Political experts note that when an election is decided by seven-tenths of 1 percent of the electorate (3,775,819 for Deukmejian and 3,722,704 for Bradley), it is impossible to attribute defeat to any one cause. But two are being avidly discussed across California - racial bias against the Democratic candidate and the large turnout of conservatives in rural counties to defeat proposals for gun registration, beverage container deposits, and a water resources plan, and to vote against the nuclear freeze initiative (which won, but narrowly).

Mayor Bradley, in a campaign that carefully packaged him as the epitome of a moderate, mentioned the racial issue only once, saying that he did not consider it a significant factor. And so concerned was Mr. Deukmejian about a racial ''backfire'' that when William Roberts, his campaign manager, conceded that some people would vote against Bradley because he is black, Mr. Roberts was fired.

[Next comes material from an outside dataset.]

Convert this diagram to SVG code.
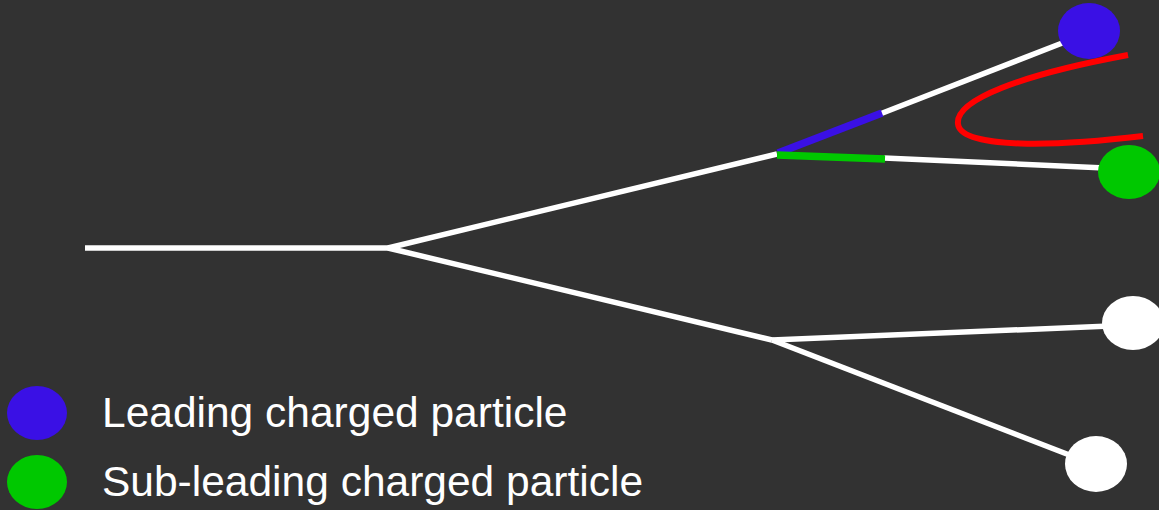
<svg xmlns="http://www.w3.org/2000/svg" width="1159" height="510" viewBox="0 0 1159 510">
<style>
.t{stroke:#ffffff;stroke-width:5.5;fill:none;stroke-linecap:butt}
.lbl{font-family:"Liberation Sans",Arial,sans-serif;font-size:42.5px;fill:#ffffff}
</style>
<rect width="1159" height="510" fill="#323232"/>
<g id="connectors">
<line class="t" x1="85" y1="248" x2="388" y2="248"/>
<line class="t" x1="388" y1="248" x2="777" y2="154"/>
<line class="t" x1="388" y1="248" x2="772" y2="340"/>
<line class="t" x1="880" y1="114" x2="1070" y2="40"/>
<line x1="778" y1="153" x2="882" y2="113" stroke="#3a10e5" stroke-width="7.5"/>
<line class="t" x1="884" y1="158" x2="1105" y2="168"/>
<line x1="777" y1="155" x2="885" y2="159" stroke="#00c800" stroke-width="7.5"/>
<line class="t" x1="772" y1="340" x2="1110" y2="326"/>
<line class="t" x1="772" y1="340" x2="1072" y2="456"/>
<path d="M1128,55 C1020,75 955,100 958,124 C961,150 1060,146 1143,136" stroke="#ff0000" stroke-width="6" fill="none"/>
</g>
<g id="leading"><ellipse cx="1089" cy="31" rx="31" ry="28" fill="#3a10e5"/></g>
<g id="subleading"><ellipse cx="1129" cy="172" rx="31" ry="27" fill="#00c800"/></g>
<g id="neutral1"><ellipse cx="1133" cy="323" rx="31" ry="27" fill="#ffffff"/></g>
<g id="neutral2"><ellipse cx="1096" cy="464" rx="31" ry="28" fill="#ffffff"/></g>
<g id="legend-leading">
<ellipse cx="37" cy="413" rx="30" ry="27" fill="#3a10e5"/>
<text class="lbl" x="102" y="427">Leading charged particle</text>
</g>
<g id="legend-subleading">
<ellipse cx="37" cy="482" rx="30" ry="27" fill="#00c800"/>
<text class="lbl" x="102" y="496">Sub-leading charged particle</text>
</g>
</svg>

After his apparent defeat, Bradley stated: ''I said I did not believe race would be a significant factor. I never said it would be no factor.''

In an election-day sampling of voters by Mervin Field's California Poll, 4 percent of those polled indicated they supported Deukmejian because they did not wish to vote for a black.

More obviously significant in the defeat of the two top Democratic candidates in the Nov. 2 California election - Bradley for governor and outgoing Gov. Edmund G. (Jerry) Brown Jr. for US senator - was the huge turnout of rural, largely conservative, voters. While the vote was just under 70 percent statewide (almost 10 percent above the national average), more than 70 percent voted in most rural counties, and in some the turnout was 80 percent. Those counties went overwhelmingly for the two Republicans, while piling up huge majorities against gun control, the bottle bill, and a water plan designed to complete last June's victory over the proposed peripheral canal (to speed more northern California water to Central Valley farms and densely populated southern California).

California's political ''hot-stove league'' can also spend a good part of this winter speculating on why the Democrats fared so much better in contests for lower-level offices. Not only did the party win every statewide office but governor and senator, its state Assembly majority slipped by only one seat, to 47 to 33, and the Democrats' state Senate majority went up by five, to 25 to 15.

What's more, in the face of blistering criticism of the congressional redistricting plan masterminded by veteran Democratic US Rep. Phillip Burton of San Francisco, the party increased its California delegation in the US House of Representatives by seven - the two seats added as the result of the 1980 US Census and five others snatched from Republicans through redistricting.

Congressman Burton, a particular target of both state and national Republican organizations (and fundraisers) because of his ''gerrymandering'' role, defeated GOP state Sen. Milton Marks by 58 to 40 percent.

Voters in the June 8 primary had rejected the Burton congressional redistricting plan by a wide margin. Although it was too late to keep it from being used in the Nov. 2 election, a new plan has been ordered by the California Supreme Court before the 1984 elections. A Nov. 2 ballot meassure taking the redistricting power away from the Legislature and establishing a ''Districting Commission'' to do the job had been expected to pass. It lost, 45 to 55 percent.